FOLHA - Mas as maiores críticas ao projeto vieram justamente das instituições privadas. Se elas estão vulneráveis, não há o risco de essa reforma atrapalhar ainda mais o setor?
HADDAD
- Não concordo que a crítica seja geral. O que se chama hoje de setor privado se divide em muitas instituições. Há as comunitárias, as sem fins lucrativos não comunitárias e as com fins lucrativos. Entre as que realmente têm compromisso e tradição com a educação, não noto uma queixa maior. As maiores queixas vêm daquelas que querem fazer da educação um negócio.

FOLHA - Além de apresentar a reforma universitária, o que o MEC faz para melhorar a formação de professores no ensino básico?
HADDAD
- A grande etapa que falta cumprir de uma transformação da educação é o debate sobre a formação continuada de professores. É óbvio que esse debate também passa pela aprovação do Fundeb, pela ampliação do ensino fundamental para nove anos, por programas de apoio como a merenda escolar e a distribuição de livros didáticos do ensino médio e pela universalização do Bolsa Família para a população de baixa renda. Mas penso que, sem fazermos esse debate da formação dos professores, não completaremos a agenda necessária para uma política efetivamente transformadora.
É por isso que estamos investindo na criação da UAB (Universidade Aberta do Brasil). Por meio dela, pretendemos fazer a aproximação da educação superior pública com os sistemas estaduais e municipais da educação básica. O sistema federal de ensino superior está compondo um cardápio de cursos superiores à distância com ênfase nas licenciaturas. Esses cursos seriam ministrados com o apoio de pólos presenciais mantidos pelas prefeituras ou Estados.
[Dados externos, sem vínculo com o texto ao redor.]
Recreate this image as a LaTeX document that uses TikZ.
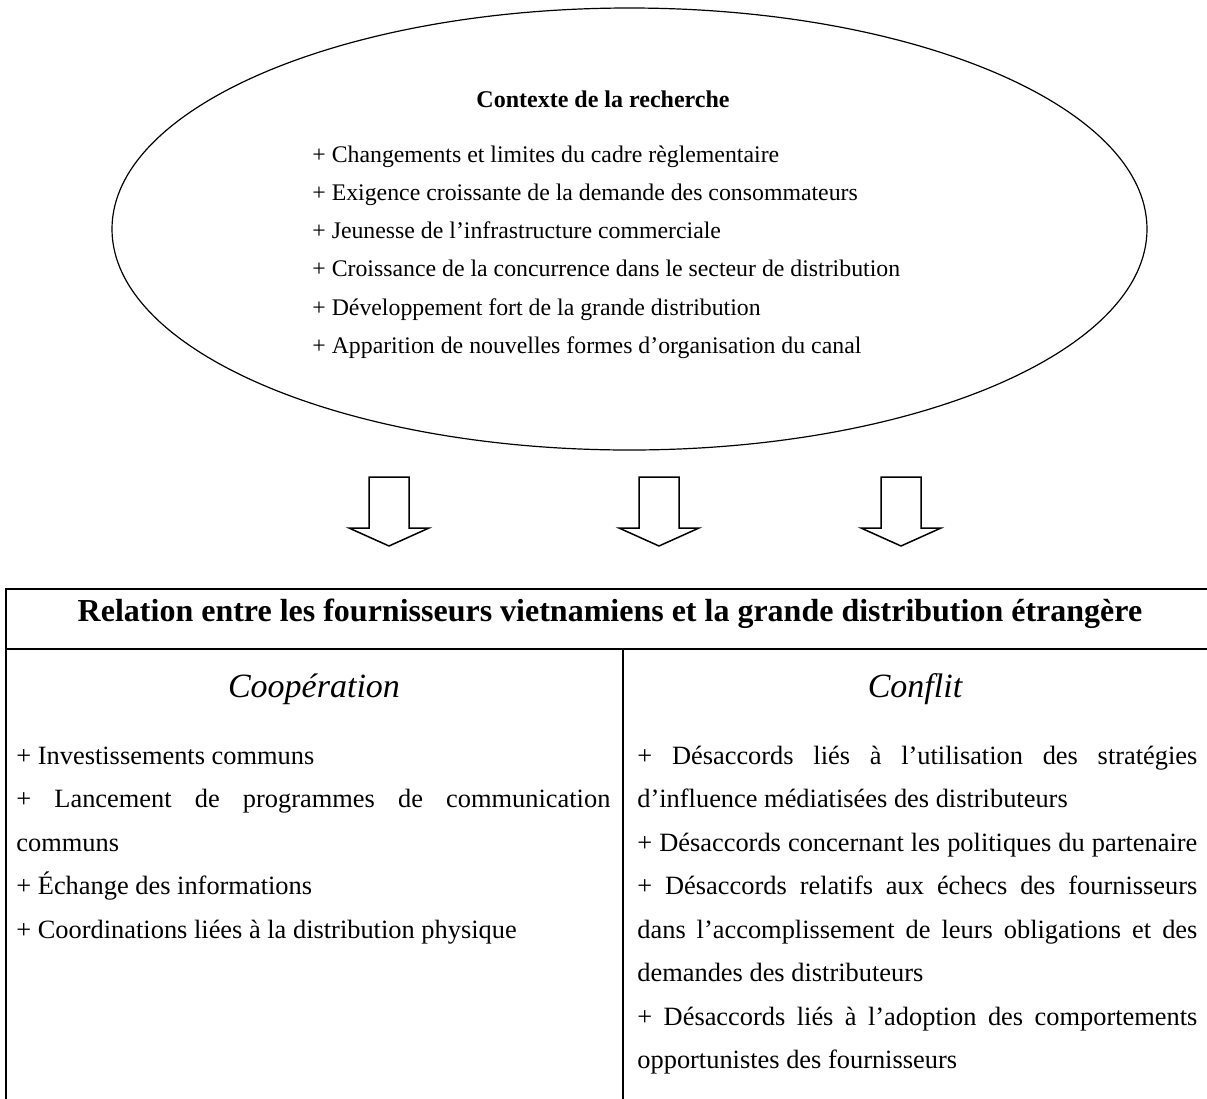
\documentclass[tikz,border=0pt]{standalone}
\usepackage{fontspec}
\setmainfont{Liberation Serif}
\usetikzlibrary{positioning}

\tikzset{
  ctx/.style={line width=0.6pt},
  arr/.style={line width=0.75pt, line join=miter},
  tab/.style={line width=1pt},
  item/.style={font=\fontsize{11.9}{14}\selectfont, inner sep=0pt},
  cell/.style={font=\fontsize{13.2}{15}\selectfont, inner sep=0pt, anchor=base west},
  ctxtitle/.style={font=\bfseries\fontsize{12}{14}\selectfont, inner sep=0pt},
  tabtitle/.style={font=\bfseries\fontsize{16}{18}\selectfont, inner sep=0pt},
  coltitle/.style={font=\itshape\fontsize{17}{19}\selectfont, inner sep=0pt}
}
\newcommand{\justline}[2]{\makebox[#1][s]{#2}}

\begin{document}
\begin{tikzpicture}[x=0.5pt,y=-0.5pt]
\useasboundingbox (0,0) rectangle (1207,1099);

% context of the research
\draw[ctx] (629.5,229) ellipse (517.5 and 221);
\node[ctxtitle, anchor=base] (ctxhead) at (603,107) {Contexte de la recherche};
\foreach \txt [count=\i] in {Changements et limites du cadre règlementaire,
    Exigence croissante de la demande des consommateurs,
    Jeunesse de l’infrastructure commerciale,
    Croissance de la concurrence dans le secteur de distribution,
    Développement fort de la grande distribution,
    Apparition de nouvelles formes d’organisation du canal}
  \node[item, anchor=base west] (ctx\i) at (312,{124+38.2*\i}) {+ \txt};

% three block arrows
\foreach \ax [count=\i] in {389,659,901}
  \draw[arr] ({\ax-20},477) -- ({\ax+20},477) -- ({\ax+20},528) -- ({\ax+40},528)
    -- (\ax,546) -- ({\ax-40},528) -- ({\ax-20},528) -- cycle;

% table
\draw[tab] (1207,589) -- (6,589) -- (6,1099);
\draw[tab] (6,649) -- (1207,649);
\draw[tab] (623,649) -- (623,1099);

\node[tabtitle, anchor=base] (reltitle) at (610,621) {Relation entre les fournisseurs vietnamiens et la grande distribution étrangère};
\node[coltitle, anchor=base] (coop) at (314,697) {Coopération};
\node[coltitle, anchor=base] (conf) at (915,697) {Conflit};

% cooperation
\node[cell] (coop1) at (16,764) {+ Investissements communs};
\node[cell] (coop2) at (16,807.5) {\justline{297pt}{+ Lancement de programmes de communication}};
\node[cell] (coop3) at (16,851) {communs};
\node[cell] (coop4) at (16,894.5) {+ Échange des informations};
\node[cell] (coop5) at (16,938) {+ Coordinations liées à la distribution physique};

% conflict
\node[cell] (conf1) at (637,764) {\justline{280pt}{+ Désaccords liés à l’utilisation des stratégies}};
\node[cell] (conf2) at (637,807.5) {d’influence médiatisées des distributeurs};
\node[cell] (conf3) at (637,851) {\justline{280pt}{+ Désaccords concernant les politiques du partenaire}};
\node[cell] (conf4) at (637,894.5) {\justline{280pt}{+ Désaccords relatifs aux échecs des fournisseurs}};
\node[cell] (conf5) at (637,938) {\justline{280pt}{dans l’accomplissement de leurs obligations et des}};
\node[cell] (conf6) at (637,981.5) {demandes des distributeurs};
\node[cell] (conf7) at (637,1025) {\justline{280pt}{+ Désaccords liés à l’adoption des comportements}};
\node[cell] (conf8) at (637,1068.5) {opportunistes des fournisseurs};
\end{tikzpicture}
\end{document}
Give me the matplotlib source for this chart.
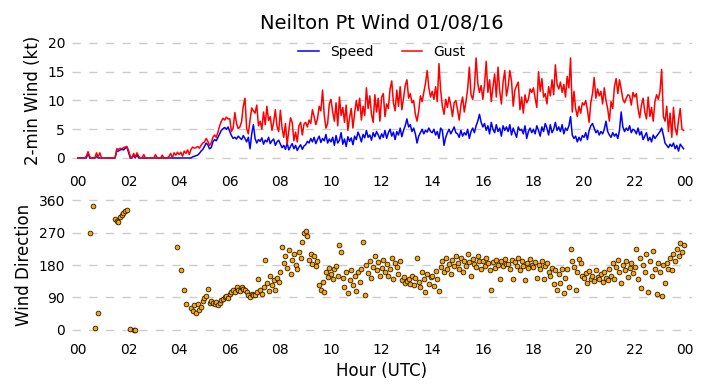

Esses pólos são importantes porque a gente verificou pela experiência internacional e nacional que, para que a educação à distância funcione, é preciso ter ao menos 20% da carga horária presencial. Nesses pólos, os alunos receberão orientações de monitores que serão treinados presencialmente pelas universidades para transmitir todo o conteúdo pedagógico e fazer as avaliações.

Folha - Há um preconceito muito grande no país contra a educação à distância. Como garantir que esses cursos terão realmente qualidade?
Haddad
- Primeiramente, serão apenas instituições públicas federais que participarão do projeto. Também só serão selecionados cursos superiores que já tenham passado por alguma avaliação, do MEC ou da própria instituição.
Temos hoje a segurança em dizer que esses cursos terão a mesma qualidade dos cursos presenciais, e com a vantagem de poder atender o professor em serviço, porque nenhuma prefeitura e Estado tem hoje condições de oferecer uma licença remunerada para que ele se desloque para uma cidade que tenha uma universidade federal e faça um curso de atualização ou de graduação.